For the past four years of high school, I had been volunteering at the local museum and dedicating at least four hours every week to help the less privileged kids to learn about science for free and participate as a docent for the different exhibits of the museum. Not until college application I realized I have around 460 hours just by working at that same museum. I am not sure if it is impressive or not because when I checked out Notre Dame, Mudd, and the UCs info sessions, they are all saying it is about spending like 10 to 15 hours per week.
Applicants (and their parents) need to eliminate the words “impressive,” “like,” “best,” or similar words from their vocabulary until after decisions are made. It is the rare application/course schedule/EC that will “impress” admissions. Perhaps the AO that read Malala’s application was “impressed” by her ECs, but she set the bar high. Students should do things that are right for them
If someone here tells you it is or is not “impressive”, what difference would it make?
It is what you spent on what sounds like a valuable and rewarding external activity. Put it on your application and move on.

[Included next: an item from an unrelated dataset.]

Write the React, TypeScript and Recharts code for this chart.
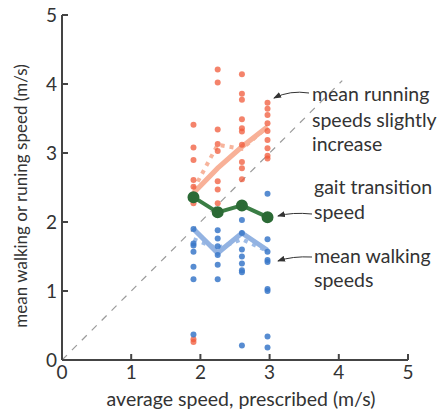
import React from 'react';
import {
  ComposedChart,
  Line,
  Scatter,
  XAxis,
  YAxis,
  ReferenceLine,
} from 'recharts';

// prescribed speeds (m/s)
const speeds = [1.9, 2.25, 2.6, 2.97];

// individual running speeds per prescribed speed
const runCol1 = [3.41, 3.08, 2.9, 2.61, 2.51, 2.27, 0.3, 0.26];
const runCol2 = [4.21, 4.02, 3.34, 3.13, 3.03, 2.59, 2.47, 2.27];
const runCol3 = [4.14, 3.86, 3.77, 3.49, 3.36, 3.31, 3.12, 2.87, 2.78, 2.62];
const runCol4 = [3.73, 3.64, 3.55, 3.43, 3.32, 3.19, 3.07, 2.96, 2.92];

// individual walking speeds per prescribed speed
const walkCol1 = [1.9, 1.69, 1.66, 1.57, 1.35, 1.17, 0.37];
const walkCol2 = [1.88, 1.76, 1.65, 1.52, 1.38, 1.17];
const walkCol3 = [2.03, 1.84, 1.6, 1.5, 1.4, 1.3, 1.27, 0.21];
const walkCol4 = [2.41, 1.75, 1.57, 1.45, 1.42, 1.03, 1.0, 0.34, 0.18];

// summary lines
const runMean = [2.42, 2.78, 3.09, 3.38];
const runAlt = [2.47, 3.12, 3.06, 3.38];
const walkMean = [1.9, 1.55, 1.84, 1.59];
const walkAlt = [1.75, 1.62, 1.75, 1.58];
const gaitTransition = [2.36, 2.14, 2.24, 2.07];

const axisTicks = [0, 1, 2, 3, 4, 5];
const diagonalEnd = 4.05;

const toPoints = (cols: number[][]) =>
  cols.flatMap((col, i) => col.map((y) => ({ x: speeds[i], y })));
const toLine = (vals: number[]) => vals.map((y, i) => ({ x: speeds[i], y }));

const runPoints = toPoints([runCol1, runCol2, runCol3, runCol4]);
const walkPoints = toPoints([walkCol1, walkCol2, walkCol3, walkCol4]);

const FONT = 'Lato, "Open Sans", sans-serif';
const TEXT = '#333';
const AXIS = '#444';

const XTick = ({ x, y, payload }: any) => (
  <g>
    <line x1={x} x2={x} y1={y} y2={y - 6} stroke={AXIS} strokeWidth={2} />
    <text x={x} y={y + 19} textAnchor="middle" fontSize={19} fill={TEXT} fontFamily={FONT}>
      {payload.value}
    </text>
  </g>
);

const YTick = ({ x, y, payload }: any) => (
  <g>
    <line x1={x} x2={x + 6} y1={y} y2={y} stroke={AXIS} strokeWidth={2} />
    <text x={x - 5} y={y + 7} textAnchor="end" fontSize={19} fill={TEXT} fontFamily={FONT}>
      {payload.value}
    </text>
  </g>
);

const dotShape = (fill: string, opacity: number) => (props: any) => (
  <circle cx={props.cx} cy={props.cy} r={3} fill={fill} fillOpacity={opacity} />
);

function Annotations() {
  const t = { fontSize: 19.5, fill: TEXT, fontFamily: FONT };
  return (
    <svg
      width={437}
      height={411}
      style={{ position: 'absolute', left: 0, top: 0, pointerEvents: 'none' }}
    >
      <defs>
        <marker id="ah" markerWidth="8" markerHeight="6" refX="7" refY="3" orient="auto">
          <path d="M0,0 L8,3 L0,6 z" fill={TEXT} />
        </marker>
      </defs>
      <text x={312} y={101} {...t}>mean running</text>
      <text x={312} y={127} {...t}>speeds slightly</text>
      <text x={312} y={151} {...t}>increase</text>
      <path d="M309,93 Q290,90 274,98" stroke={TEXT} fill="none" strokeWidth={1} markerEnd="url(#ah)" />

      <text x={314} y={194} {...t}>gait transition</text>
      <text x={314} y={219} {...t}>speed</text>
      <path d="M312,214 Q292,212 278,216" stroke={TEXT} fill="none" strokeWidth={1} markerEnd="url(#ah)" />

      <text x={314} y={263} {...t}>mean walking</text>
      <text x={314} y={287} {...t}>speeds</text>
      <path d="M312,257 Q292,256 278,261" stroke={TEXT} fill="none" strokeWidth={1} markerEnd="url(#ah)" />

      <text x={241} y={406} textAnchor="middle" {...t}>average speed, prescribed (m/s)</text>
      <text
        x={0}
        y={0}
        textAnchor="middle"
        transform="translate(27,196) rotate(-90)"
        {...t}
        fontSize={17}
      >
        mean walking or runing speed (m/s)
      </text>
    </svg>
  );
}

export default function App() {
  return (
    <div style={{ position: 'absolute', left: 0, top: 0, width: 437, height: 411, background: '#fff' }}>
      <ComposedChart
        width={437}
        height={411}
        margin={{ top: 15, right: 29, bottom: 0, left: 0 }}
      >
        <XAxis
          dataKey="x"
          type="number"
          domain={[0, 5]}
          ticks={axisTicks}
          tickSize={0}
          tickMargin={0}
          tickLine={false}
          height={51}
          axisLine={{ stroke: AXIS, strokeWidth: 2 }}
          tick={<XTick />}
          allowDataOverflow
        />
        <YAxis
          dataKey="y"
          type="number"
          domain={[0, 5]}
          ticks={axisTicks}
          tickSize={0}
          tickMargin={0}
          tickLine={false}
          width={62}
          axisLine={{ stroke: AXIS, strokeWidth: 2 }}
          tick={<YTick />}
          allowDataOverflow
        />
        <ReferenceLine
          segment={[{ x: 0, y: 0 }, { x: diagonalEnd, y: diagonalEnd }]}
          stroke="#9a9a9a"
          strokeWidth={1.2}
          strokeDasharray="7 7"
        />
        <Line data={toLine(runAlt)} dataKey="y" stroke="#f7b49c" strokeWidth={4} strokeDasharray="4 5" dot={false} isAnimationActive={false} />
        <Line data={toLine(runMean)} dataKey="y" stroke="#f8b198" strokeWidth={5} dot={false} isAnimationActive={false} />
        <Line data={toLine(walkAlt)} dataKey="y" stroke="#9dbbe6" strokeWidth={4} strokeDasharray="4 5" dot={false} isAnimationActive={false} />
        <Line data={toLine(walkMean)} dataKey="y" stroke="#93b3e2" strokeWidth={5} dot={false} isAnimationActive={false} />
        <Scatter data={runPoints} fill="#f05a3a" shape={dotShape('#f05a3a', 0.75)} isAnimationActive={false} />
        <Scatter data={walkPoints} fill="#3a78c9" shape={dotShape('#3a78c9', 0.85)} isAnimationActive={false} />
        <Line
          data={toLine(gaitTransition)}
          dataKey="y"
          stroke="#3a7d44"
          strokeWidth={4}
          dot={{ r: 4, fill: '#2b6a35', stroke: '#2b6a35' }}
          isAnimationActive={false}
        />
      </ComposedChart>
      <Annotations />
    </div>
  );
}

The number of volunteer hours is not going to move the needle much; it’s what you actually do during those hours that is important.

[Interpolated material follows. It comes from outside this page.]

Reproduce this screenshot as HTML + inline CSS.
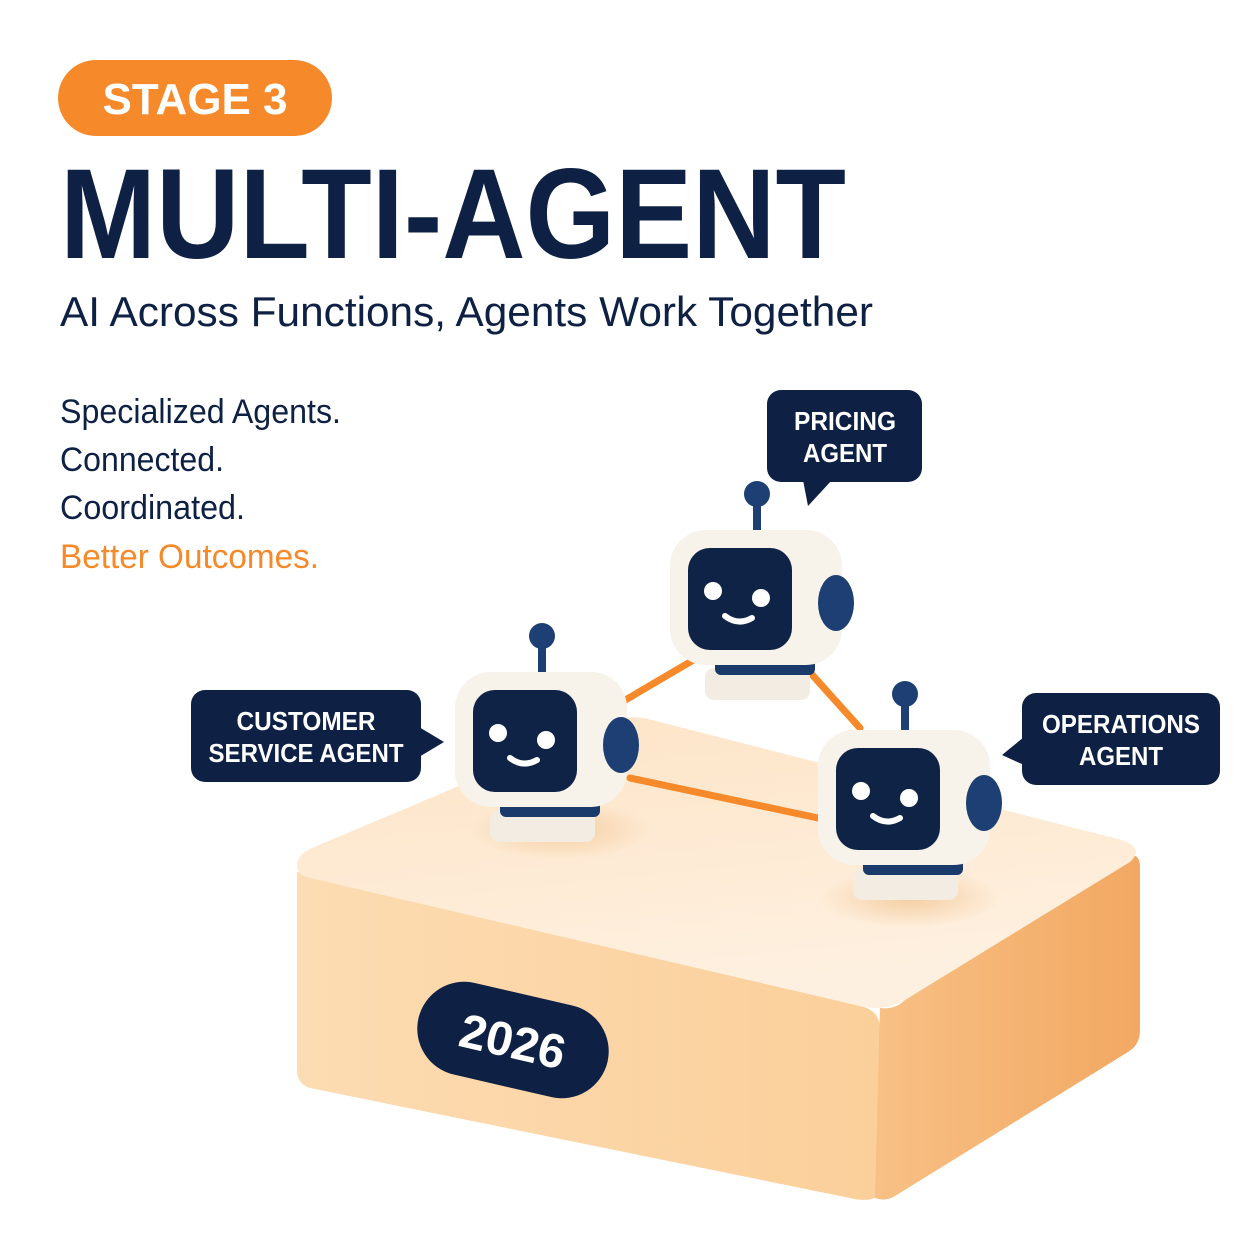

I know at my kids high school, they have a minimum of 15 hours of volunteer time you need to complete each school year. My D did the minimum volunteer hours needed to meet that requirement but she had all kinds of additional “hours” for her ECs like 500+ hours of academic decathlon prep and studying; hundreds of hours practicing her Varsity sport, worked a part-time job, and had significant hours being a school district board representative.
The bottom line is volunteer your time because its something that you want to do to help others, not as a means to “looking good” in a college application.
I agree that it isn’t the number of hours so much as the impact you made.
400 hours of volunteer work is likely well above the average number of volunteer hours for high schoolers. However, it is fairly common to spend 400+ hours on a sport, if one participates in it for all four years. Did you spend those 400 hours bench-warming for a losing team, or did you become captain and take your team to state? World of difference between simply putting in the hours and making a positive, impactful contribution.